*What to work on*:
Leave out every picture, and retype exactly the lines from the line with "Reproduce this chart with Plotly." through the line with "import plotly.graph_objects as go", both ends included.

*Stored records*:
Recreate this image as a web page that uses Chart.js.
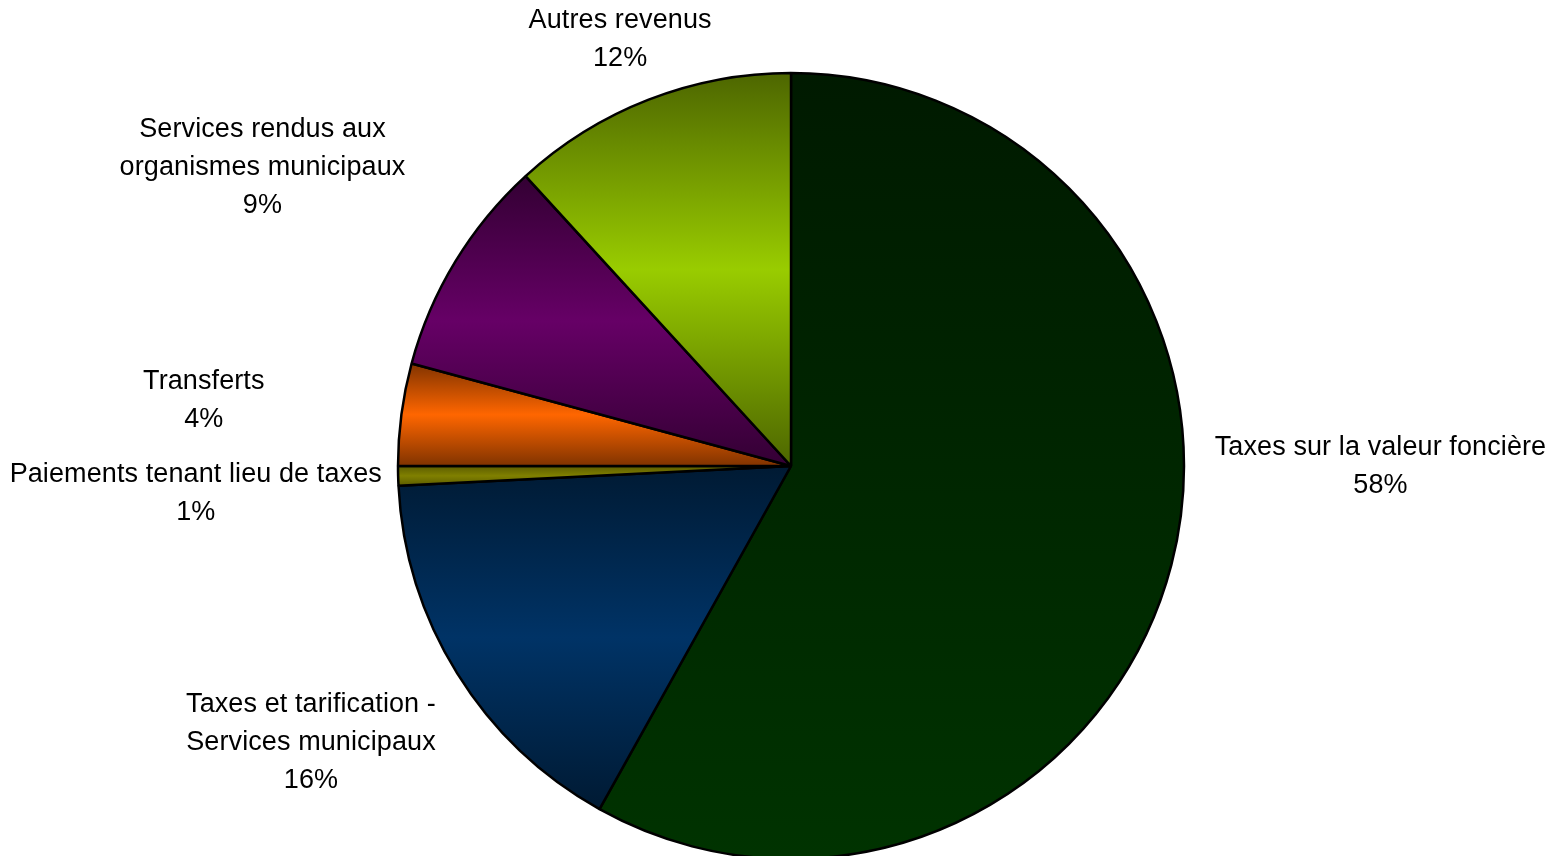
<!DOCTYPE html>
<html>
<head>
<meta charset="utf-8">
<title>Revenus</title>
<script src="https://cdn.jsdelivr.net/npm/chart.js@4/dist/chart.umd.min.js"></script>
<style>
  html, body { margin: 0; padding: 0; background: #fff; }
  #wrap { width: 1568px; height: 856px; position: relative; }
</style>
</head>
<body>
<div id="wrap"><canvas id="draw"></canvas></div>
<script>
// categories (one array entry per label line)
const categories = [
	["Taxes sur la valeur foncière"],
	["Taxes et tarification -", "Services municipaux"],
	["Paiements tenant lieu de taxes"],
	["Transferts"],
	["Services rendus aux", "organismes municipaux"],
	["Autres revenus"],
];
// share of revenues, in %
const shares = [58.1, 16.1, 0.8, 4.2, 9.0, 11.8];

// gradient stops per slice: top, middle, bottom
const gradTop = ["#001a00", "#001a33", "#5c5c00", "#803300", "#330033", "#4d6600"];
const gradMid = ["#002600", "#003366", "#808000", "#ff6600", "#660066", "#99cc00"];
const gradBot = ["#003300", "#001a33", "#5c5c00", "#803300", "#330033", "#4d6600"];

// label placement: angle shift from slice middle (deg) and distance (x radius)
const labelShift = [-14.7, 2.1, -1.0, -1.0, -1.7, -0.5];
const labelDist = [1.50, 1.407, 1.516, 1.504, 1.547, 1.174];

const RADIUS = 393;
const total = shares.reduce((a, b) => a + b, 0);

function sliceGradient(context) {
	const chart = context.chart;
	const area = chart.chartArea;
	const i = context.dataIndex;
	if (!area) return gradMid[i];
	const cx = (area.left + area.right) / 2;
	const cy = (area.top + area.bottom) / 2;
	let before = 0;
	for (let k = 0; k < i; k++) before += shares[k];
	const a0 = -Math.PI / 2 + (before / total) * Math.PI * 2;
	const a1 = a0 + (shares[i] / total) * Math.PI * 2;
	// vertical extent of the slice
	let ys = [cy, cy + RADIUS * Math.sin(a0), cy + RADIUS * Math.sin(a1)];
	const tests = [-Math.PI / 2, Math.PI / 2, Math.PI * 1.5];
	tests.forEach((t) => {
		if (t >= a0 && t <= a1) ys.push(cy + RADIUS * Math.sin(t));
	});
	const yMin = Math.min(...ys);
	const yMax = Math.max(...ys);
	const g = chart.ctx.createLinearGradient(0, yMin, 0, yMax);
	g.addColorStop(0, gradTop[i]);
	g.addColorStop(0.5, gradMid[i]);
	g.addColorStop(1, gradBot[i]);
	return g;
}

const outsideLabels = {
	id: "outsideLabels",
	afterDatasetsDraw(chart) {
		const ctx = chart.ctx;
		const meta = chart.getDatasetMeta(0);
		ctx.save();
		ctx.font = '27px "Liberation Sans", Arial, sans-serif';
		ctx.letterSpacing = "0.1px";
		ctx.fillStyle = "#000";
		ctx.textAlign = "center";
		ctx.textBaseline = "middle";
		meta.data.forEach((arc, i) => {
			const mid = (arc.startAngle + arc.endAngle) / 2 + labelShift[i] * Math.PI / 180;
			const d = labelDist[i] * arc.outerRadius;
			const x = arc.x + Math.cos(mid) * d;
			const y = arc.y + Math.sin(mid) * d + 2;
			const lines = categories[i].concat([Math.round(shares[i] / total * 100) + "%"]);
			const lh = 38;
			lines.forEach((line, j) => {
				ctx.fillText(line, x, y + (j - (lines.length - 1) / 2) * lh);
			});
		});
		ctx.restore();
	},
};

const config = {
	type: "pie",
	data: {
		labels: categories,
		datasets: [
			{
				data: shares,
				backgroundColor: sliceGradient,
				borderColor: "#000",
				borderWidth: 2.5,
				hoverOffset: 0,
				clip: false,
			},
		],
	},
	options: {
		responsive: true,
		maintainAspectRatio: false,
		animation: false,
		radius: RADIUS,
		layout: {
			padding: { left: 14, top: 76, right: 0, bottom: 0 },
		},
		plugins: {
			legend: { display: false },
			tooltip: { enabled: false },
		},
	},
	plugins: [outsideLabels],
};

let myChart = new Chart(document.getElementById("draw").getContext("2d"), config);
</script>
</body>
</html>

==

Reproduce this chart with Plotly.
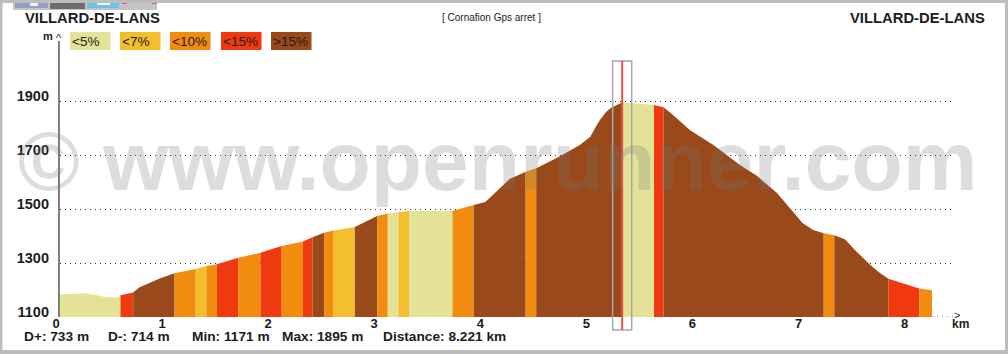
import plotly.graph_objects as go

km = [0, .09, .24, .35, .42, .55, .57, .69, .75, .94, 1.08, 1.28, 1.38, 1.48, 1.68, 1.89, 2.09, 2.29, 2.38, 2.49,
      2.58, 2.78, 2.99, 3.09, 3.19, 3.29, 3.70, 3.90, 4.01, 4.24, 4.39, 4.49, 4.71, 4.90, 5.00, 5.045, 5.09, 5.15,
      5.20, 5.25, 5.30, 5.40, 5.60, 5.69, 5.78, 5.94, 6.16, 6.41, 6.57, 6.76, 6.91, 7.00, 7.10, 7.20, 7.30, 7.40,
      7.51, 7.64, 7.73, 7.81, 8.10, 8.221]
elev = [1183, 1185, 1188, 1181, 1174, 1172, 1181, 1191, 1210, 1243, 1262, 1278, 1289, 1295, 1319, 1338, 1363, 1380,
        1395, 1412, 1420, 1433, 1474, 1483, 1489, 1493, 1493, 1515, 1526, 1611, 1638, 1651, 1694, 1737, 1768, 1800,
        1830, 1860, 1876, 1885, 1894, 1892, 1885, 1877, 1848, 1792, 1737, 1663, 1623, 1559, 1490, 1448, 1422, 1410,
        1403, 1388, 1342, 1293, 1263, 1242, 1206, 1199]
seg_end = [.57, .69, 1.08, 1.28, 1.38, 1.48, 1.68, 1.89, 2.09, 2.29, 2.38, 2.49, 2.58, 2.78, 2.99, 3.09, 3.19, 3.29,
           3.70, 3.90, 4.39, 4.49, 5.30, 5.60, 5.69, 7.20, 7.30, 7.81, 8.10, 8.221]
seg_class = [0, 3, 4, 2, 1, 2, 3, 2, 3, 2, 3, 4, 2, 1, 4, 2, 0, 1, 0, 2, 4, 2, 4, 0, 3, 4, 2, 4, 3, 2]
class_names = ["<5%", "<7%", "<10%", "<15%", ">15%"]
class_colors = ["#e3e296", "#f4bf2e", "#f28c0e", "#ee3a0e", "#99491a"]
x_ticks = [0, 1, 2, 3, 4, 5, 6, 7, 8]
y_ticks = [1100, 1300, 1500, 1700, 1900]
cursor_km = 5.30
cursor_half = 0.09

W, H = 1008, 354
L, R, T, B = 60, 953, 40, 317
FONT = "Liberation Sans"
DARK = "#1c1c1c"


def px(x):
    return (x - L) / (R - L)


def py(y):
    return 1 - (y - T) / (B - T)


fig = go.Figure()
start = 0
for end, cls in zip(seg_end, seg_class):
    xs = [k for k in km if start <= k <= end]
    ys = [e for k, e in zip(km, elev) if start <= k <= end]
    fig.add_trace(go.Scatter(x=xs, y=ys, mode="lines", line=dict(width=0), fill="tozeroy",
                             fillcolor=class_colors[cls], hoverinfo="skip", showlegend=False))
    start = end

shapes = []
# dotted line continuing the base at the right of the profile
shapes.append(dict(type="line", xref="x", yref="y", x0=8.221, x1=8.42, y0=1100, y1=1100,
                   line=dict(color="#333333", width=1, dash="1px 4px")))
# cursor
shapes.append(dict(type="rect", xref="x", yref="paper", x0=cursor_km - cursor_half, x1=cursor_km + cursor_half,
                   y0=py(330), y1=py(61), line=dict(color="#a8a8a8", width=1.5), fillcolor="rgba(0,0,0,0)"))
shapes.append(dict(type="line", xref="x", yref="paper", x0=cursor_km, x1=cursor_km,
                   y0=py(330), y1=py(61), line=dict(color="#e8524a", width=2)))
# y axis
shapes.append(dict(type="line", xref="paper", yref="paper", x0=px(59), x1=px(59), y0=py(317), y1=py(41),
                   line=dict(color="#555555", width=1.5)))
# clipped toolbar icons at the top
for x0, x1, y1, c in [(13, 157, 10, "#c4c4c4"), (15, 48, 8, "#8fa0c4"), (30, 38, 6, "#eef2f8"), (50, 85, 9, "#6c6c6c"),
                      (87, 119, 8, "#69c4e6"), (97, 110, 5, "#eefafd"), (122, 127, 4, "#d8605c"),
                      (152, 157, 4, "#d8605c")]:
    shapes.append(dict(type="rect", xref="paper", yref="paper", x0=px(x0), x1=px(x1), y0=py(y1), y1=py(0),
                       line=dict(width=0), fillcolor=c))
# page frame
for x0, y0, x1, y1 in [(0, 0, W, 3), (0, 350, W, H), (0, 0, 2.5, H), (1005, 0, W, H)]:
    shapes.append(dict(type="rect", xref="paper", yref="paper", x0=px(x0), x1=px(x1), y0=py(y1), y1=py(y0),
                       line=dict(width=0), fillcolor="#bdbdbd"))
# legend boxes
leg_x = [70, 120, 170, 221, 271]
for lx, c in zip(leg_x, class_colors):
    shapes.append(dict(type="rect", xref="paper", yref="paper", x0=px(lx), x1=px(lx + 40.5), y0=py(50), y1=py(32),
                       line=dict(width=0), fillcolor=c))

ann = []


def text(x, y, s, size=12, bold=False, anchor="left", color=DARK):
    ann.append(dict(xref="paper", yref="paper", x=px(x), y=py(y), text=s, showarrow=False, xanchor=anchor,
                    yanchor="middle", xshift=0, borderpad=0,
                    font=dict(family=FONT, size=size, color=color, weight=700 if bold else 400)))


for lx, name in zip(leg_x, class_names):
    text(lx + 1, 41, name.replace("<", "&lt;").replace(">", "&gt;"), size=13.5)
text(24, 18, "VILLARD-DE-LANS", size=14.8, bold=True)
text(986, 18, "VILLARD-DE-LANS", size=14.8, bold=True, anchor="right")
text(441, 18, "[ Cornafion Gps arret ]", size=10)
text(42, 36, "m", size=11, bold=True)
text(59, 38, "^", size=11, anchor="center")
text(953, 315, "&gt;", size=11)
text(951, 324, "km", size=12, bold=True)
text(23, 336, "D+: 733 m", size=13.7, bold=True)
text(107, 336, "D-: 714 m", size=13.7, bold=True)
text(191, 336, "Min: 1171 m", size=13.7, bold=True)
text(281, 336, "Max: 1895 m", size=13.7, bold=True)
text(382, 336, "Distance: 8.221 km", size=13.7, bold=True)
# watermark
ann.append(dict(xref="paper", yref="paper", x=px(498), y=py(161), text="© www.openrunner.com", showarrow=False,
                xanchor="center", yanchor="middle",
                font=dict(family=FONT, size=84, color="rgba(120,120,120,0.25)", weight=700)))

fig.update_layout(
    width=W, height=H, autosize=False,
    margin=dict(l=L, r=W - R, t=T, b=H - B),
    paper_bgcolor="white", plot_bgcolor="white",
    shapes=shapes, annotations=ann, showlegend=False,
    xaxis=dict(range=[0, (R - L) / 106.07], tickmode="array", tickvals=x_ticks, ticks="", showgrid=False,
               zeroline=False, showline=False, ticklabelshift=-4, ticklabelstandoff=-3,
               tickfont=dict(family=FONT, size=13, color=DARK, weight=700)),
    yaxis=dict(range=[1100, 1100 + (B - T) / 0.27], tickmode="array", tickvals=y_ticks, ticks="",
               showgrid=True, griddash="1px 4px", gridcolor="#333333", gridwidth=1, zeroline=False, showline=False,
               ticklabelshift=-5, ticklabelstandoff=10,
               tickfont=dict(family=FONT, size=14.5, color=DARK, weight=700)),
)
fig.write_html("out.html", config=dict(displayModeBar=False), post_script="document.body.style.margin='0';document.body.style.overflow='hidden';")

*Answer for the task*:
Reproduce this chart with Plotly.
import plotly.graph_objects as go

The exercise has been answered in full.